Monterrey, el fracaso de las élites

Jorge Zepeda Patterson

Un día después del incendio de Casino Royal en Monterrey, varios cientos de estudiantes del TEC cancelaron su inscripción en esa casa de estudios. Casi la mitad de los estudiantes de esa institución proceden de otras ciudades, por lo cual resulta explicable que padres de familias de Sonora, Tamaulipas, Coahuila o Chihuahua prefieren enviar a los jóvenes a otros campus y sacarlos de Monterrey. Extraoficialmente una fuente del TEC me aseguró que la población estudiantil del ITEM en el campus regiomontano había descendido de casi 17 mil estudiantes a poco más de 12 mil en año y medio.

Lo que ha sucedido con el TEC de Monterrey, una institución que es buque insignia del éxito de la sociedad regiomontana, es revelador del drama que está viviendo esa comunidad y, por extensión, la peculiar cultura de la Sultana del Norte.

La reserva nacional de éxito empresarial y económico, la capital de los emprendedores, de la gente laboriosa y austera, está en crisis. Lo que durante varias décadas fue la locomotora industrial del país, vive una profunda pesadilla provocada por la inseguridad.

Los empresarios y sus familias se están exiliando para evitar los secuestros y las extorsiones, y las clases medias amanecen todos los días preguntándose por dónde circular para evitar los narcorretenes. La capacidad de las autoridades está desbordada y los escándalos las han despojado de legitimidad.

Y sin embargo, dentro de la tragedia que esto significa, la muerte de esa visión idílica de Monterey puede ser una oportunidad para refundar el sentido de comunidad, desde una perspectiva más sana.

Cuando uno viajaba a Monterrey encontraba que los regiomontanos transpiraban un sentimiento de orgullo ganado a pulso, aunque en algunos momentos rozaban en la soberbia. Era tal el éxito de sus empresarios, tal la capacidad de sus élites para generar riqueza, que podía advertirse una actitud de menosprecio hacia los que menos tienen. Con frecuencia escuché decirles que quien seguía siendo pobre lo era por flojo. Los logros de sus empresarios habían extendido entre la sociedad una falsa noción del mérito como único factor de promoción social. Como si la incapacidad del albañil o del obrero para avanzar en la pirámide social obedeciera a la holgazanería o la falta de voluntad, pese a trabajar 10 ó 12 horas diarias toda su vida.
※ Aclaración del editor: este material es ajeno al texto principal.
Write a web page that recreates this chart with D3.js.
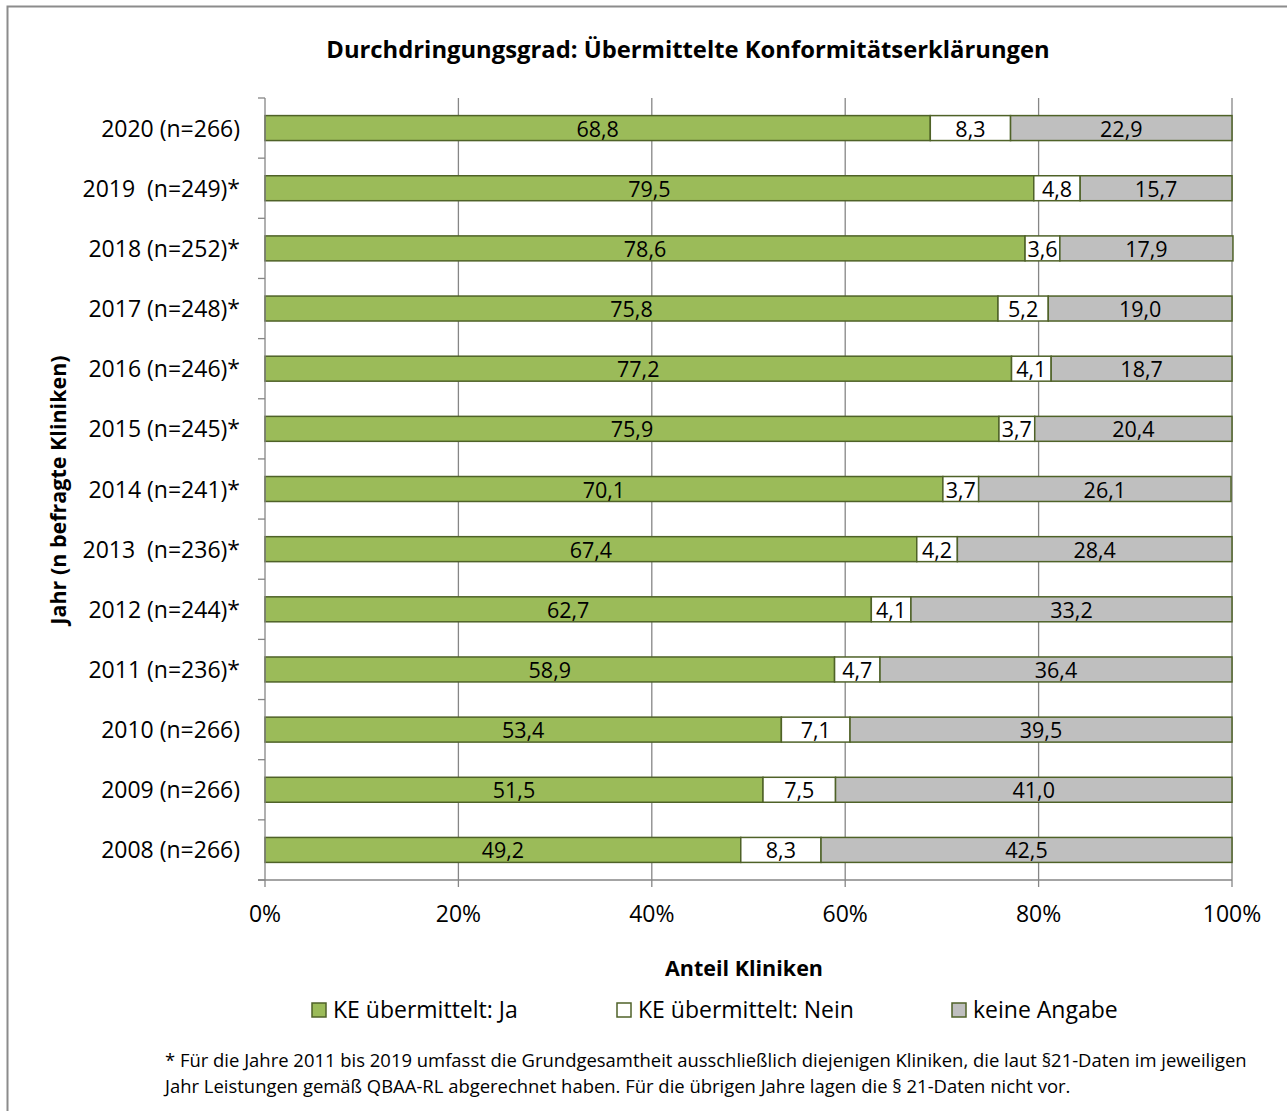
<!DOCTYPE html>
<html>
<head>
<meta charset="utf-8">
<script src="https://cdn.jsdelivr.net/npm/d3@7"></script>
<style>
  html, body { margin: 0; padding: 0; background: #fff; }
  svg { display: block; font-family: "Open Sans", Lato, sans-serif; }
</style>
</head>
<body>
<svg id="chart" width="1287" height="1111"></svg>
<script>
// Years (top to bottom) with sample sizes
const categories = [
  "2020 (n=266)", "2019  (n=249)*", "2018 (n=252)*", "2017 (n=248)*",
  "2016 (n=246)*", "2015 (n=245)*", "2014 (n=241)*", "2013  (n=236)*",
  "2012 (n=244)*", "2011 (n=236)*", "2010 (n=266)", "2009 (n=266)", "2008 (n=266)"
];
// Share of clinics in percent
const keJa    = [68.8, 79.5, 78.6, 75.8, 77.2, 75.9, 70.1, 67.4, 62.7, 58.9, 53.4, 51.5, 49.2];
const keNein  = [8.3, 4.8, 3.6, 5.2, 4.1, 3.7, 3.7, 4.2, 4.1, 4.7, 7.1, 7.5, 8.3];
const keineAngabe = [22.9, 15.7, 17.9, 19.0, 18.7, 20.4, 26.1, 28.4, 33.2, 36.4, 39.5, 41.0, 42.5];

const seriesNames = ["KE übermittelt: Ja", "KE übermittelt: Nein", "keine Angabe"];
const seriesColors = ["#9BBB59", "#FFFFFF", "#BFBFBF"];
const xTicks = [0, 20, 40, 60, 80, 100];

const svg = d3.select("#chart");
const gridColor = "#868686";
const barStroke = "#4F6228";

// outer frame
svg.append("rect")
  .attr("x", 7.5).attr("y", 6.5).attr("width", 1300).attr("height", 1120)
  .attr("fill", "none").attr("stroke", "#8c8c8c").attr("stroke-width", 2);

const plot = { left: 265, right: 1232, top: 98, bottom: 880 };

const x = d3.scaleLinear().domain([0, 100]).range([plot.left, plot.right]);
const y = d3.scaleBand().domain(categories).range([plot.top, plot.bottom]).paddingInner(0.585).paddingOuter(0.2925);

// vertical gridlines
svg.append("g").selectAll("line").data(xTicks.slice(1)).join("line")
  .attr("x1", d => x(d)).attr("x2", d => x(d))
  .attr("y1", plot.top).attr("y2", plot.bottom)
  .attr("stroke", gridColor).attr("stroke-width", 1.3);

// stacked data
const rows = categories.map((c, i) => ({ cat: c, vals: [keJa[i], keNein[i], keineAngabe[i]] }));
const segs = [];
rows.forEach(r => {
  let acc = 0;
  r.vals.forEach((v, k) => {
    segs.push({ cat: r.cat, k, x0: acc, x1: acc + v, v });
    acc += v;
  });
});

const bars = svg.append("g");
bars.selectAll("rect").data(segs).join("rect")
  .attr("x", d => x(d.x0))
  .attr("y", d => y(d.cat))
  .attr("width", d => x(d.x1) - x(d.x0))
  .attr("height", y.bandwidth())
  .attr("fill", d => seriesColors[d.k])
  .attr("stroke", barStroke).attr("stroke-width", 1.5);

bars.selectAll("text").data(segs).join("text")
  .attr("x", d => (x(d.x0) + x(d.x1)) / 2)
  .attr("y", d => y(d.cat) + y.bandwidth() / 2 + 8.5)
  .attr("text-anchor", "middle")
  .attr("font-size", 21.5)
  .attr("fill", "#000")
  .text(d => d3.format(".1f")(d.v).replace(".", ","));

// y axis
const yAxis = svg.append("g");
yAxis.append("line")
  .attr("x1", plot.left).attr("x2", plot.left)
  .attr("y1", plot.top).attr("y2", plot.bottom)
  .attr("stroke", gridColor).attr("stroke-width", 1.3);
const step = y.step();
d3.range(categories.length + 1).forEach(i => {
  yAxis.append("line")
    .attr("x1", plot.left - 7).attr("x2", plot.left)
    .attr("y1", plot.top + i * step).attr("y2", plot.top + i * step)
    .attr("stroke", gridColor).attr("stroke-width", 1.3);
});
yAxis.selectAll("text").data(categories).join("text")
  .attr("x", 240)
  .attr("y", d => y(d) + y.bandwidth() / 2 + 8.5)
  .attr("text-anchor", "end")
  .attr("font-size", 23)
  .style("white-space", "pre")
  .attr("xml:space", "preserve")
  .text(d => d);

// x axis
const xAxis = svg.append("g");
xAxis.append("line")
  .attr("x1", plot.left - 7).attr("x2", plot.right)
  .attr("y1", plot.bottom).attr("y2", plot.bottom)
  .attr("stroke", gridColor).attr("stroke-width", 1.3);
xAxis.selectAll("line.tick").data(xTicks).join("line")
  .attr("class", "tick")
  .attr("x1", d => x(d)).attr("x2", d => x(d))
  .attr("y1", plot.bottom).attr("y2", plot.bottom + 7)
  .attr("stroke", gridColor).attr("stroke-width", 1.3);
xAxis.selectAll("text").data(xTicks).join("text")
  .attr("x", d => x(d))
  .attr("y", 922)
  .attr("text-anchor", "middle")
  .attr("font-size", 23)
  .text(d => d + "%");

// titles
svg.append("text")
  .attr("x", 688).attr("y", 58)
  .attr("text-anchor", "middle")
  .attr("font-size", 23.8).attr("font-weight", "bold")
  .text("Durchdringungsgrad: Übermittelte Konformitätserklärungen");

svg.append("text")
  .attr("x", 744).attr("y", 976)
  .attr("text-anchor", "middle")
  .attr("font-size", 21.5).attr("font-weight", "bold")
  .text("Anteil Kliniken");

svg.append("text")
  .attr("transform", "translate(66,490) rotate(-90)")
  .attr("text-anchor", "middle")
  .attr("font-size", 21.5).attr("font-weight", "bold")
  .text("Jahr (n befragte Kliniken)");

// legend
const legendX = [312, 617, 952];
const legend = svg.append("g");
seriesNames.forEach((name, k) => {
  legend.append("rect")
    .attr("x", legendX[k]).attr("y", 1003).attr("width", 14).attr("height", 14)
    .attr("fill", seriesColors[k]).attr("stroke", barStroke).attr("stroke-width", 1.5);
  legend.append("text")
    .attr("x", legendX[k] + 21).attr("y", 1018)
    .attr("font-size", 23)
    .text(name);
});

// footnote
const foot = svg.append("g").attr("font-size", 18.45);
foot.append("text").attr("x", 165).attr("y", 1067)
  .text("* Für die Jahre 2011 bis 2019 umfasst die Grundgesamtheit ausschließlich diejenigen Kliniken, die laut §21-Daten im jeweiligen");
foot.append("text").attr("x", 165).attr("y", 1093)
  .text("Jahr Leistungen gemäß QBAA-RL abgerechnet haben. Für die übrigen Jahre lagen die § 21-Daten nicht vor.");
</script>
</body>
</html>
La vida social y económica regiomontana parecía depender de una cultura cortesana en torno a los 15 o 20 apellidos significativos. Todo habitante de la ciudad definía su estrato social en función de los grados de distancia que lo separaban de estos apellidos o de sus empresas.

Ciertamente había surgido una importante práctica filantrópica entre éstas élites. En beneficio del TEC habría que reconocer el esfuerzo permanente de involucrar a sus estudiantes en el servicio social en las zonas pobres. Pero entrañaba un espíritu más cercano a la caridad cristiana y paternalista que a un sentido de pertenencia real a una misma comunidad. Con frecuencia escuché decir a miembros de la clase media alta que con sus plazas comerciales y su laboriosidad, los regiomontanos estaban más cerca del modo de vida de los Estados Unidos que del resto de México. Como si los amplios círculos de pobreza en torno a Monterrey, que no existen en Dallas o San Antonio, no formaran parte de la ciudad.

Me parece que todo esto está cambiando. La violencia en Monterrey no ha hecho distingos entre el rico y el pobre. Cada vez queda más claro que la solución no va a venir de esas élites empresariales sino de la comunidad misma. Los grandes capitanes del dinero han buscado resolver los riesgos que representa la inseguridad para ellos y sus familias. Pero no han podido mover a la sociedad como un todo para neutralizar al crimen organizado. Son las redes sociales, la solidaridad al interior de los barrios, la posibilidad de que los vecinos se presten ayuda uno al otro, hombro con hombro, lo único que puede rescatar a la ciudad.

En suma, toda tragedia entraña una oportunidad. El enorme espíritu de esa ciudad puede enriquecerse con un sentimiento renovado de compasión, empatía y solidaridad al margen de clase social o apellido. Tendrán que depender de algo más que de la habilidad para los negocios que tienen sus empresarios. Monterrey puede ser de nuevo un ejemplo para el resto del país, pero esta vez por el ingenio y la entereza de hombres y mujeres de a pie. Ha llegado el momento de la comunidad y no sólo de sus élites.